** Task description **
Give the data below again exactly as written, without its pictures.

>> begin

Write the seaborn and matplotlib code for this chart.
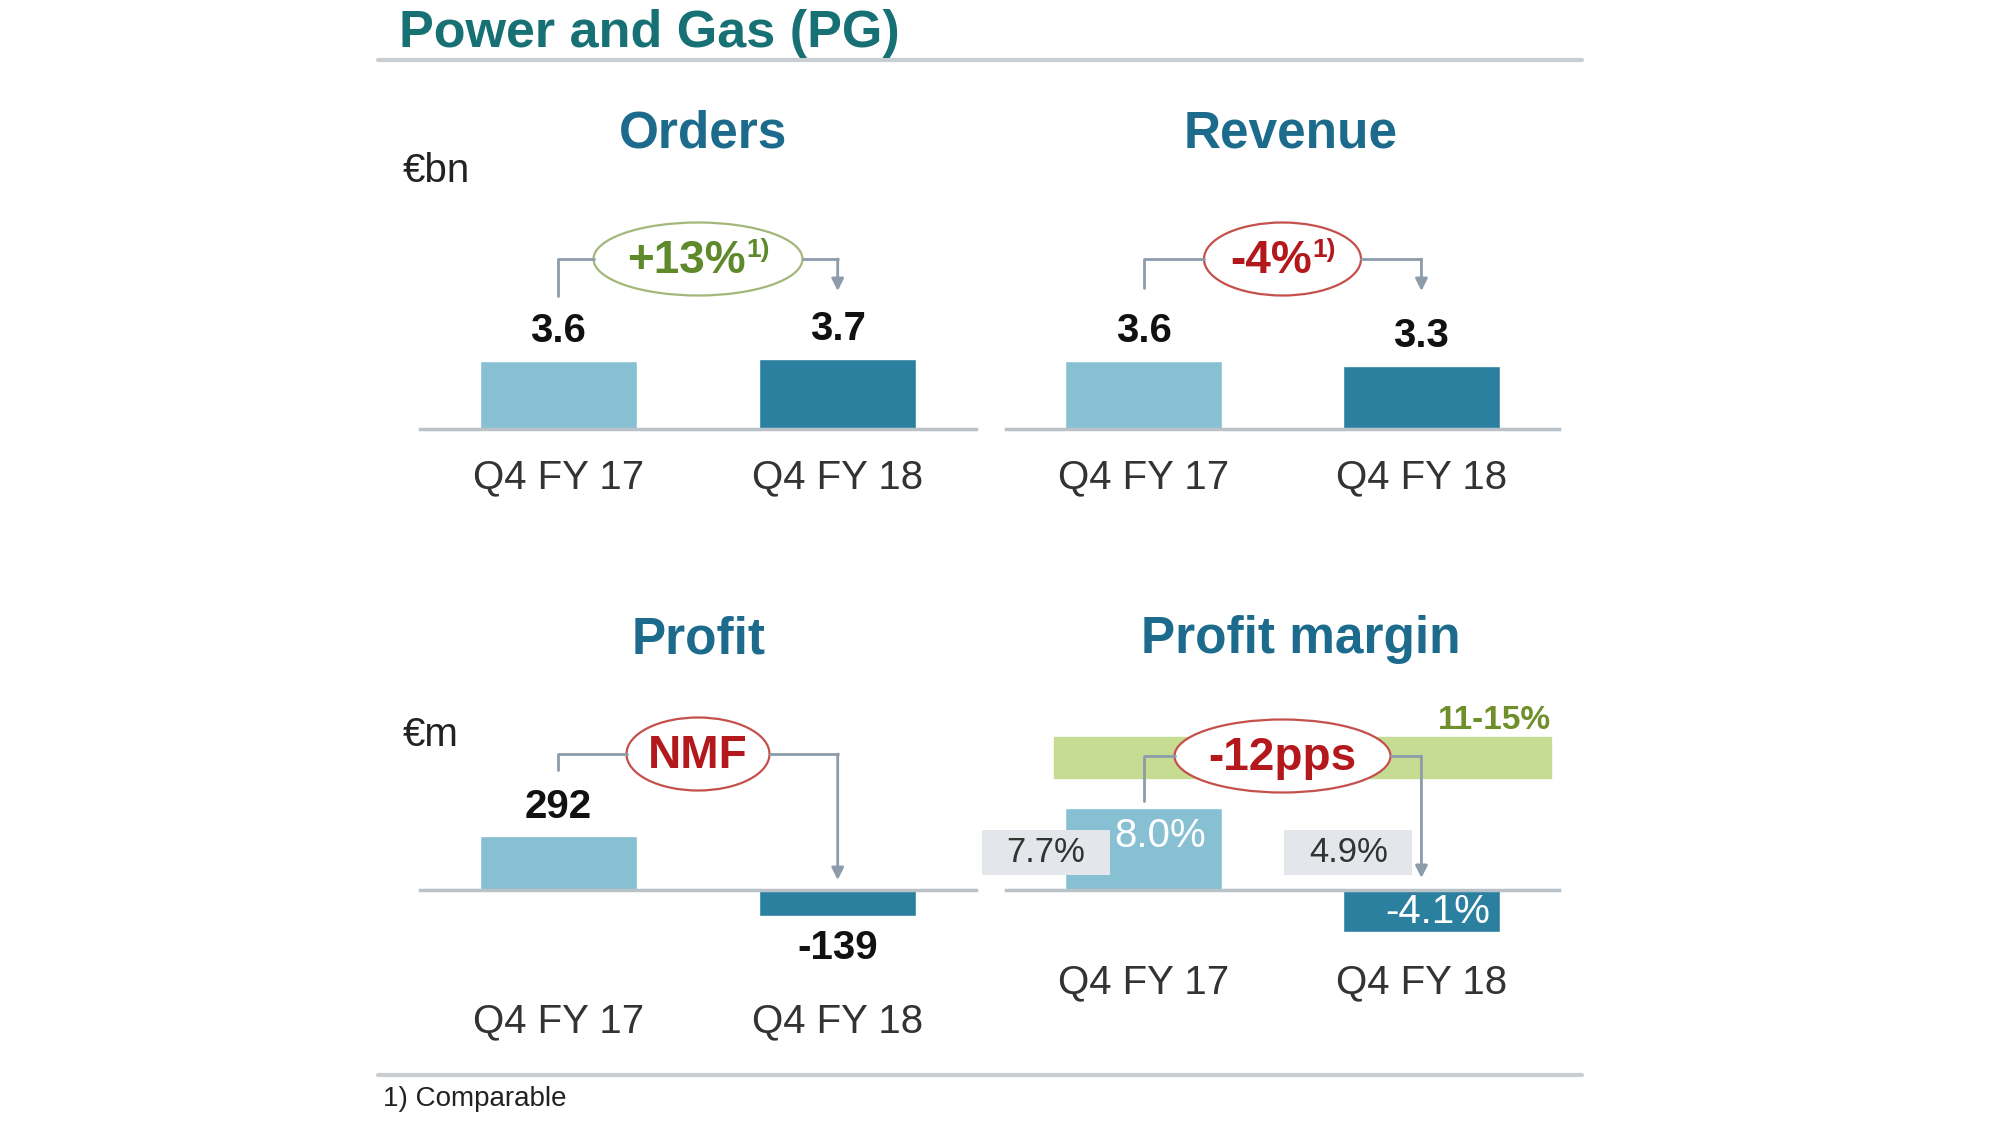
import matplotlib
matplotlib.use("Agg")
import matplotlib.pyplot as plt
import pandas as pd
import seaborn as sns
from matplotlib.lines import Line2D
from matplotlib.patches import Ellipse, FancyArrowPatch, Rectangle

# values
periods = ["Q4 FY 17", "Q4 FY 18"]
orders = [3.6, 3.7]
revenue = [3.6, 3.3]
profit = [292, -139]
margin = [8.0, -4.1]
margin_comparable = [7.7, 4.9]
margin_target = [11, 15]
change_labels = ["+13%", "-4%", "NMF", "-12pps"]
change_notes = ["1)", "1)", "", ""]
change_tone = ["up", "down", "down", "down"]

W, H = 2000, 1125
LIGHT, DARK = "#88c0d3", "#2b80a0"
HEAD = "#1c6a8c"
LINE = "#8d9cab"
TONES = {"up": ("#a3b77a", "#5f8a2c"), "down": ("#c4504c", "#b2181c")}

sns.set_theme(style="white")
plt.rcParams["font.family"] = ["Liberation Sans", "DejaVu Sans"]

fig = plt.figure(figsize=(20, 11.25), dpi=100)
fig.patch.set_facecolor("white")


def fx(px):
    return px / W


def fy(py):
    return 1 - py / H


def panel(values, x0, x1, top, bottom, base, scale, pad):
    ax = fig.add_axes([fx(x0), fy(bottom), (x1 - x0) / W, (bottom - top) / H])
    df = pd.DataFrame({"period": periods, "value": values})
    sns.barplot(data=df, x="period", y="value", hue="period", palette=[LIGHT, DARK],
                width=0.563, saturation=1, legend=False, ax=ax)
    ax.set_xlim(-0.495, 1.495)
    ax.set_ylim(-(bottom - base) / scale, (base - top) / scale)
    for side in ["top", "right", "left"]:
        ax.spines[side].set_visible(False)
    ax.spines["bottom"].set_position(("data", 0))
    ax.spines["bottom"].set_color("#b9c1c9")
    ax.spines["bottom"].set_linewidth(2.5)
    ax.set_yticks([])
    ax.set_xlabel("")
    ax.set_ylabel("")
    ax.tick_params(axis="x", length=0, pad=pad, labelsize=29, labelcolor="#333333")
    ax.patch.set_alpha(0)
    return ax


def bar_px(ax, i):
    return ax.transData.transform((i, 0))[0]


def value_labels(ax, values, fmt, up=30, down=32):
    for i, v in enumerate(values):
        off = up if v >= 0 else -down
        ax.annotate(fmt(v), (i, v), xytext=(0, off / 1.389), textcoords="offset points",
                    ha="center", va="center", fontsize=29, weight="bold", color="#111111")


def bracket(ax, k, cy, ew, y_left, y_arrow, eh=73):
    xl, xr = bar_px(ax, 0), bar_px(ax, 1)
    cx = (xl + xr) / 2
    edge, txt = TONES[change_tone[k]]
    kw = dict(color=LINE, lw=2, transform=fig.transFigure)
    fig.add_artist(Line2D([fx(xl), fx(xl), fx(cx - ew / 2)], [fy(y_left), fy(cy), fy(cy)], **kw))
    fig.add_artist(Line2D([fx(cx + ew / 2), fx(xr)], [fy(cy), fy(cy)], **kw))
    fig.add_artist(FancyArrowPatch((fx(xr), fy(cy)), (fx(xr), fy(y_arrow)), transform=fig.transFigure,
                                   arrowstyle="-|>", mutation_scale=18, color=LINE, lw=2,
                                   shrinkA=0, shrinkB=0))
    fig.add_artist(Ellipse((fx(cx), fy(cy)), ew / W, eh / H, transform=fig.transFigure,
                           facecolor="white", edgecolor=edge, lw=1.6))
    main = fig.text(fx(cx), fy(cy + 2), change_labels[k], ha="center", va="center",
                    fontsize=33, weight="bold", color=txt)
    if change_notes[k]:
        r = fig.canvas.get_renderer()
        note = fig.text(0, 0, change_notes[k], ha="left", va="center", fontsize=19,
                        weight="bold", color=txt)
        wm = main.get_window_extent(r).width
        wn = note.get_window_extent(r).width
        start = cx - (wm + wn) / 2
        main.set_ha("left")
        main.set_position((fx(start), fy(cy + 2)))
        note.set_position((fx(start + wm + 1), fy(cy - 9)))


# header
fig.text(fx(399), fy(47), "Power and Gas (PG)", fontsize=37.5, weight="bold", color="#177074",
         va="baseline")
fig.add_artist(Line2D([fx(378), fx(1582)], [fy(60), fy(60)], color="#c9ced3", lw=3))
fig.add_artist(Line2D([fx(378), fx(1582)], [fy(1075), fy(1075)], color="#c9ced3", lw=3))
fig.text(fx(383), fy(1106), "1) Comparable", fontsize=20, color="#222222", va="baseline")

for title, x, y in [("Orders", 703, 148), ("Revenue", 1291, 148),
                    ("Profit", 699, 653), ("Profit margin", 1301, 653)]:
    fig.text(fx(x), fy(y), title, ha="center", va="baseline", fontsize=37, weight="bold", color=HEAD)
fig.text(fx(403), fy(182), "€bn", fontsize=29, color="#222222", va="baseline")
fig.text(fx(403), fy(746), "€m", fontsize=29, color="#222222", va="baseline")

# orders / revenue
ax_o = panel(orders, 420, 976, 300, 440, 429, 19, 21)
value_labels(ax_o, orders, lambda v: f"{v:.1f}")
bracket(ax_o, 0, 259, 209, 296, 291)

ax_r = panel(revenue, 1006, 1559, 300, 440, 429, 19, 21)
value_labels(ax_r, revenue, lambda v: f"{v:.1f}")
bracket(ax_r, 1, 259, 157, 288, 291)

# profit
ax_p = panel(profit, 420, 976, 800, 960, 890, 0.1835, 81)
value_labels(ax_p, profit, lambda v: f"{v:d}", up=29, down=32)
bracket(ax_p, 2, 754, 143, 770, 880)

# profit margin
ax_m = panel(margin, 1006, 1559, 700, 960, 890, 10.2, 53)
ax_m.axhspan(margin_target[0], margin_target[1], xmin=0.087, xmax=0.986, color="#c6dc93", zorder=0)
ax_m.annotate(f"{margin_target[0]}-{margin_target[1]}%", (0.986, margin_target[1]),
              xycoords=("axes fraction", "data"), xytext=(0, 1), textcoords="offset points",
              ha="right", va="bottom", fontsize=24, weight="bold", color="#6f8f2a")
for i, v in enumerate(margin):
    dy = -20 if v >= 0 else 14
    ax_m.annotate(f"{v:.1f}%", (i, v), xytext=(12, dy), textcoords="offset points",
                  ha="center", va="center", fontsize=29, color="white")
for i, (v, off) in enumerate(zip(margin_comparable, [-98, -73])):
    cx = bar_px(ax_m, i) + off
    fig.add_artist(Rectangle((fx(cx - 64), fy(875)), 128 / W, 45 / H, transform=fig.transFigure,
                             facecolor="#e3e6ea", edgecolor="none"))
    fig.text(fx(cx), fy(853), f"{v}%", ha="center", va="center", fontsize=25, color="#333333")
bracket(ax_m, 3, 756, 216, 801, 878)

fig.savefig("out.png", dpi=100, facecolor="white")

>> end

** Solution for this task **
Write the seaborn and matplotlib code for this chart.
import matplotlib
matplotlib.use("Agg")
import matplotlib.pyplot as plt
import pandas as pd
import seaborn as sns
from matplotlib.lines import Line2D
from matplotlib.patches import Ellipse, FancyArrowPatch, Rectangle

# values
periods = ["Q4 FY 17", "Q4 FY 18"]
orders = [3.6, 3.7]
revenue = [3.6, 3.3]
profit = [292, -139]
margin = [8.0, -4.1]
margin_comparable = [7.7, 4.9]
margin_target = [11, 15]
change_labels = ["+13%", "-4%", "NMF", "-12pps"]
change_notes = ["1)", "1)", "", ""]
change_tone = ["up", "down", "down", "down"]

W, H = 2000, 1125
LIGHT, DARK = "#88c0d3", "#2b80a0"
HEAD = "#1c6a8c"
LINE = "#8d9cab"
TONES = {"up": ("#a3b77a", "#5f8a2c"), "down": ("#c4504c", "#b2181c")}

sns.set_theme(style="white")
plt.rcParams["font.family"] = ["Liberation Sans", "DejaVu Sans"]

fig = plt.figure(figsize=(20, 11.25), dpi=100)
fig.patch.set_facecolor("white")


def fx(px):
    return px / W


def fy(py):
    return 1 - py / H


def panel(values, x0, x1, top, bottom, base, scale, pad):
    ax = fig.add_axes([fx(x0), fy(bottom), (x1 - x0) / W, (bottom - top) / H])
    df = pd.DataFrame({"period": periods, "value": values})
    sns.barplot(data=df, x="period", y="value", hue="period", palette=[LIGHT, DARK],
                width=0.563, saturation=1, legend=False, ax=ax)
    ax.set_xlim(-0.495, 1.495)
    ax.set_ylim(-(bottom - base) / scale, (base - top) / scale)
    for side in ["top", "right", "left"]:
        ax.spines[side].set_visible(False)
    ax.spines["bottom"].set_position(("data", 0))
    ax.spines["bottom"].set_color("#b9c1c9")
    ax.spines["bottom"].set_linewidth(2.5)
    ax.set_yticks([])
    ax.set_xlabel("")
    ax.set_ylabel("")
    ax.tick_params(axis="x", length=0, pad=pad, labelsize=29, labelcolor="#333333")
    ax.patch.set_alpha(0)
    return ax


def bar_px(ax, i):
    return ax.transData.transform((i, 0))[0]


def value_labels(ax, values, fmt, up=30, down=32):
    for i, v in enumerate(values):
        off = up if v >= 0 else -down
        ax.annotate(fmt(v), (i, v), xytext=(0, off / 1.389), textcoords="offset points",
                    ha="center", va="center", fontsize=29, weight="bold", color="#111111")


def bracket(ax, k, cy, ew, y_left, y_arrow, eh=73):
    xl, xr = bar_px(ax, 0), bar_px(ax, 1)
    cx = (xl + xr) / 2
    edge, txt = TONES[change_tone[k]]
    kw = dict(color=LINE, lw=2, transform=fig.transFigure)
    fig.add_artist(Line2D([fx(xl), fx(xl), fx(cx - ew / 2)], [fy(y_left), fy(cy), fy(cy)], **kw))
    fig.add_artist(Line2D([fx(cx + ew / 2), fx(xr)], [fy(cy), fy(cy)], **kw))
    fig.add_artist(FancyArrowPatch((fx(xr), fy(cy)), (fx(xr), fy(y_arrow)), transform=fig.transFigure,
                                   arrowstyle="-|>", mutation_scale=18, color=LINE, lw=2,
                                   shrinkA=0, shrinkB=0))
    fig.add_artist(Ellipse((fx(cx), fy(cy)), ew / W, eh / H, transform=fig.transFigure,
                           facecolor="white", edgecolor=edge, lw=1.6))
    main = fig.text(fx(cx), fy(cy + 2), change_labels[k], ha="center", va="center",
                    fontsize=33, weight="bold", color=txt)
    if change_notes[k]:
        r = fig.canvas.get_renderer()
        note = fig.text(0, 0, change_notes[k], ha="left", va="center", fontsize=19,
                        weight="bold", color=txt)
        wm = main.get_window_extent(r).width
        wn = note.get_window_extent(r).width
        start = cx - (wm + wn) / 2
        main.set_ha("left")
        main.set_position((fx(start), fy(cy + 2)))
        note.set_position((fx(start + wm + 1), fy(cy - 9)))


# header
fig.text(fx(399), fy(47), "Power and Gas (PG)", fontsize=37.5, weight="bold", color="#177074",
         va="baseline")
fig.add_artist(Line2D([fx(378), fx(1582)], [fy(60), fy(60)], color="#c9ced3", lw=3))
fig.add_artist(Line2D([fx(378), fx(1582)], [fy(1075), fy(1075)], color="#c9ced3", lw=3))
fig.text(fx(383), fy(1106), "1) Comparable", fontsize=20, color="#222222", va="baseline")

for title, x, y in [("Orders", 703, 148), ("Revenue", 1291, 148),
                    ("Profit", 699, 653), ("Profit margin", 1301, 653)]:
    fig.text(fx(x), fy(y), title, ha="center", va="baseline", fontsize=37, weight="bold", color=HEAD)
fig.text(fx(403), fy(182), "€bn", fontsize=29, color="#222222", va="baseline")
fig.text(fx(403), fy(746), "€m", fontsize=29, color="#222222", va="baseline")

# orders / revenue
ax_o = panel(orders, 420, 976, 300, 440, 429, 19, 21)
value_labels(ax_o, orders, lambda v: f"{v:.1f}")
bracket(ax_o, 0, 259, 209, 296, 291)

ax_r = panel(revenue, 1006, 1559, 300, 440, 429, 19, 21)
value_labels(ax_r, revenue, lambda v: f"{v:.1f}")
bracket(ax_r, 1, 259, 157, 288, 291)

# profit
ax_p = panel(profit, 420, 976, 800, 960, 890, 0.1835, 81)
value_labels(ax_p, profit, lambda v: f"{v:d}", up=29, down=32)
bracket(ax_p, 2, 754, 143, 770, 880)

# profit margin
ax_m = panel(margin, 1006, 1559, 700, 960, 890, 10.2, 53)
ax_m.axhspan(margin_target[0], margin_target[1], xmin=0.087, xmax=0.986, color="#c6dc93", zorder=0)
ax_m.annotate(f"{margin_target[0]}-{margin_target[1]}%", (0.986, margin_target[1]),
              xycoords=("axes fraction", "data"), xytext=(0, 1), textcoords="offset points",
              ha="right", va="bottom", fontsize=24, weight="bold", color="#6f8f2a")
for i, v in enumerate(margin):
    dy = -20 if v >= 0 else 14
    ax_m.annotate(f"{v:.1f}%", (i, v), xytext=(12, dy), textcoords="offset points",
                  ha="center", va="center", fontsize=29, color="white")
for i, (v, off) in enumerate(zip(margin_comparable, [-98, -73])):
    cx = bar_px(ax_m, i) + off
    fig.add_artist(Rectangle((fx(cx - 64), fy(875)), 128 / W, 45 / H, transform=fig.transFigure,
                             facecolor="#e3e6ea", edgecolor="none"))
    fig.text(fx(cx), fy(853), f"{v}%", ha="center", va="center", fontsize=25, color="#333333")
bracket(ax_m, 3, 756, 216, 801, 878)

fig.savefig("out.png", dpi=100, facecolor="white")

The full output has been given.